- **The problem**: In the entries below, find the lines that contain the word "drawn" and copy them.

- **Stored data**:
□ □ □
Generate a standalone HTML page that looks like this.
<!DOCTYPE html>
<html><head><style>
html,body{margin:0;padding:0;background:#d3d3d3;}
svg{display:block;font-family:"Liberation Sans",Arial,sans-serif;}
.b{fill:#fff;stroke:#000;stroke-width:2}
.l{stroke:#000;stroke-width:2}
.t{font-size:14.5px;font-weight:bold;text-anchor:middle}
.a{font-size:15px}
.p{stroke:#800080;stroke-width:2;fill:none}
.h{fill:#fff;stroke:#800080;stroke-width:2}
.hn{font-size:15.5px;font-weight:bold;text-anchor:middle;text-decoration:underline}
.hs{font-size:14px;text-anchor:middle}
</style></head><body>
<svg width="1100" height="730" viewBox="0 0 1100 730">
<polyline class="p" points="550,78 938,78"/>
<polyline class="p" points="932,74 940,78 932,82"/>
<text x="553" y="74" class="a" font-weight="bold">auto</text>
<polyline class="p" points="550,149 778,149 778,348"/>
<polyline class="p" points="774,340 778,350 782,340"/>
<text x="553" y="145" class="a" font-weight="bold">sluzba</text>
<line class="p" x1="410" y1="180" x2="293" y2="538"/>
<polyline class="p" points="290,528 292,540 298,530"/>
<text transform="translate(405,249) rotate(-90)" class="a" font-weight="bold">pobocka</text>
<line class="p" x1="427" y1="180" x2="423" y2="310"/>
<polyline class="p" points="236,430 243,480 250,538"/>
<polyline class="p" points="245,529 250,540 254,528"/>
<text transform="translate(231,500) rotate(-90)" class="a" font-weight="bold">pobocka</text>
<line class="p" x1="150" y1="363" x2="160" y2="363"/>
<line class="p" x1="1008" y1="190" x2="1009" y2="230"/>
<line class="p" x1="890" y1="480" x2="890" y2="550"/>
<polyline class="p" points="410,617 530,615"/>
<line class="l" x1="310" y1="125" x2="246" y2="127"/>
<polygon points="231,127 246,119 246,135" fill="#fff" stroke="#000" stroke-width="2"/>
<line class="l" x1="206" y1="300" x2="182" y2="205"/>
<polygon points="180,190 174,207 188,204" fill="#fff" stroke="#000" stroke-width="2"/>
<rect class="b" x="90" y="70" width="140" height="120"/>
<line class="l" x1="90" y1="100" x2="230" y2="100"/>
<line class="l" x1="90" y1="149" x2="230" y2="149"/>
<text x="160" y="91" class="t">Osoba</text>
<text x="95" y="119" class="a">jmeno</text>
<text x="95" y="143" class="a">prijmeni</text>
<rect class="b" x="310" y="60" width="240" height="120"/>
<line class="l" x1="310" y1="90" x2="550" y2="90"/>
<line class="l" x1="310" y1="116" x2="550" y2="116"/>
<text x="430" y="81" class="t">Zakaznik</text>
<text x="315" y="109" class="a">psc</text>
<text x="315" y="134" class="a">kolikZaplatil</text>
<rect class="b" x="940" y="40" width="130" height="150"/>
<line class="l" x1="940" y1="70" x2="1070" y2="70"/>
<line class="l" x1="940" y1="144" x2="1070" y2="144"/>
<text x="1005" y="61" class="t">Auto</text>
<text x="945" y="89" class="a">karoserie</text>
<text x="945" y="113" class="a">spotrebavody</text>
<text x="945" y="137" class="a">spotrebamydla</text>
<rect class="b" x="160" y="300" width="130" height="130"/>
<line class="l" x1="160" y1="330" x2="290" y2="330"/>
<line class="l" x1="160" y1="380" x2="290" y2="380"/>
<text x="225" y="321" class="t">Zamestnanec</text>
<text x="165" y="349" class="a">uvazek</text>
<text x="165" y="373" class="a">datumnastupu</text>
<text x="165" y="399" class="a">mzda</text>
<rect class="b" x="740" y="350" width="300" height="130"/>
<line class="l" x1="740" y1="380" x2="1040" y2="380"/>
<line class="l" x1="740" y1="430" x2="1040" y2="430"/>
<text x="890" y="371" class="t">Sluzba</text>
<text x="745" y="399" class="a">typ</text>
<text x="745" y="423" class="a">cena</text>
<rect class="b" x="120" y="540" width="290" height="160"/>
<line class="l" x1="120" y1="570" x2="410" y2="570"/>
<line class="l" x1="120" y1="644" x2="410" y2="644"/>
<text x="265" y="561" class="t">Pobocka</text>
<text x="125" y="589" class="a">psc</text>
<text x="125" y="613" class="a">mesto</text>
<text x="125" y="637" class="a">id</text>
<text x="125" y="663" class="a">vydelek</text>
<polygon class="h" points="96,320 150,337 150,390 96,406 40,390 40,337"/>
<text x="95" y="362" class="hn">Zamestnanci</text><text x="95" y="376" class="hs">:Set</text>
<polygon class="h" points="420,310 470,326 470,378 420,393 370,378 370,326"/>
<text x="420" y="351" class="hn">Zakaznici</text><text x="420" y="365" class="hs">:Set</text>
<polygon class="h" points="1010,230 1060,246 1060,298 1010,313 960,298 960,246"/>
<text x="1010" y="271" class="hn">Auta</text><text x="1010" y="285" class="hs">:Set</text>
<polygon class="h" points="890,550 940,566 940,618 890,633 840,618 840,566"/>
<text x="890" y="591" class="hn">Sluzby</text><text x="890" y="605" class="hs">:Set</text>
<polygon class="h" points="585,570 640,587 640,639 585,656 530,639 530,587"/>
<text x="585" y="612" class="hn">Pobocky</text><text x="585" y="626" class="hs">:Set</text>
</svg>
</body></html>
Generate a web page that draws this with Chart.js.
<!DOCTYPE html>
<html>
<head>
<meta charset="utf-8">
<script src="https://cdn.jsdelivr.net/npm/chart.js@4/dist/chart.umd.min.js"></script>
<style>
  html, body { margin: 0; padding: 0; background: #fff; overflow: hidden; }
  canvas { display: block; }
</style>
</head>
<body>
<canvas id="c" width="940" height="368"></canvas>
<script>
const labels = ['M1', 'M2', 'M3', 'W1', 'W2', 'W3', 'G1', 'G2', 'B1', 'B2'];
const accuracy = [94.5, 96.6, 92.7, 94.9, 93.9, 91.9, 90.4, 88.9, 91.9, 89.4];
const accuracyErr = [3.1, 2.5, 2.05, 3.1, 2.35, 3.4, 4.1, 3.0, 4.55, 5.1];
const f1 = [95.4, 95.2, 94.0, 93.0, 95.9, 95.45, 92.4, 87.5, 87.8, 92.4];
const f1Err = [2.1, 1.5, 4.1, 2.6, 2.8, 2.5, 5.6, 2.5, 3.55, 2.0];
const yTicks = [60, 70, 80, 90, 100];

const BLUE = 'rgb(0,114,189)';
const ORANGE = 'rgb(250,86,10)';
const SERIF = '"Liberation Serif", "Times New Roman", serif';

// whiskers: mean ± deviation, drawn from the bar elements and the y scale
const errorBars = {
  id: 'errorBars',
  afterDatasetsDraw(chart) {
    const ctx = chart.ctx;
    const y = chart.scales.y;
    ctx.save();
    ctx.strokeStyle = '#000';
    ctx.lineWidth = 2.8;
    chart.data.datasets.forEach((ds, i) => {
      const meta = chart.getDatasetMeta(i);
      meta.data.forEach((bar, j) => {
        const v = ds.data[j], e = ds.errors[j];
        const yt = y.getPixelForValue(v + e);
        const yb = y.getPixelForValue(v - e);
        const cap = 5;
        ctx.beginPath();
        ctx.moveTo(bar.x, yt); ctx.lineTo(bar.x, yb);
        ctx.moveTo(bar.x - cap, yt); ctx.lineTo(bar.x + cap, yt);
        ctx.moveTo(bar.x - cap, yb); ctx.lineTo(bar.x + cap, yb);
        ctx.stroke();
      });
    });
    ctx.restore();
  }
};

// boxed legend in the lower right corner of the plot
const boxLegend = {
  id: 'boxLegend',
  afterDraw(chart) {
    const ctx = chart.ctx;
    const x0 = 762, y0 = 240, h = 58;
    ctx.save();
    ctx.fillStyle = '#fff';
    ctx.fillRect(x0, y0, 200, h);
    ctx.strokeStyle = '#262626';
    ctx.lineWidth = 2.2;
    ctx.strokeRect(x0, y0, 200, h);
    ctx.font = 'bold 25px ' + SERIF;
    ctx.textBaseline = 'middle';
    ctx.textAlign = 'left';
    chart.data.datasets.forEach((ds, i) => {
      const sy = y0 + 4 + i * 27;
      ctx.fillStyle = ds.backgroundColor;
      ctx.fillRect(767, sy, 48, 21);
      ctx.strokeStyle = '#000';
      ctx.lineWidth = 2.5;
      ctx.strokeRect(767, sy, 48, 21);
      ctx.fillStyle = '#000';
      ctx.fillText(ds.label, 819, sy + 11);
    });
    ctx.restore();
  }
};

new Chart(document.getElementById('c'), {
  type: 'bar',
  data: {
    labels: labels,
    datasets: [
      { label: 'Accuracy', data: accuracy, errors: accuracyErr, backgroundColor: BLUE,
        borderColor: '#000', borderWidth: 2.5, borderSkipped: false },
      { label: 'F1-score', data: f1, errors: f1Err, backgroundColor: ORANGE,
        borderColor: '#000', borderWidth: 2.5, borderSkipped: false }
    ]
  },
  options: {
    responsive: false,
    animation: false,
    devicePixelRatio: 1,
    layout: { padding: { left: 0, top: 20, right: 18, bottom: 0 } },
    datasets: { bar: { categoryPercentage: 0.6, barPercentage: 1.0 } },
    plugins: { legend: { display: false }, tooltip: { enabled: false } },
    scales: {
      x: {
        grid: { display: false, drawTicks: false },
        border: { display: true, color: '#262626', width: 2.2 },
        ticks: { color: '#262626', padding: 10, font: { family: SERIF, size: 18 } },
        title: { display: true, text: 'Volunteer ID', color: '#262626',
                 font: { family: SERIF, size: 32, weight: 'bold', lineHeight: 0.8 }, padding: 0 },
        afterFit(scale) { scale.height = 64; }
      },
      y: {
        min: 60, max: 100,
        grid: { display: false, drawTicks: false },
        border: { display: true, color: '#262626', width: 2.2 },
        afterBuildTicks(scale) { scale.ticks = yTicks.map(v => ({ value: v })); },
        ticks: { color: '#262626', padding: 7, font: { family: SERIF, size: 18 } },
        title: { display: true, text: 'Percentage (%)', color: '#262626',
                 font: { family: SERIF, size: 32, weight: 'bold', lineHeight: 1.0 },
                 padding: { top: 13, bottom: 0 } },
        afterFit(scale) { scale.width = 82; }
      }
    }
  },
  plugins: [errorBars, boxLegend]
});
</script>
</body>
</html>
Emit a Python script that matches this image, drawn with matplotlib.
□ □ □
- **Task output**:
// whiskers: mean ± deviation, drawn from the bar elements and the y scale
Emit a Python script that matches this image, drawn with matplotlib.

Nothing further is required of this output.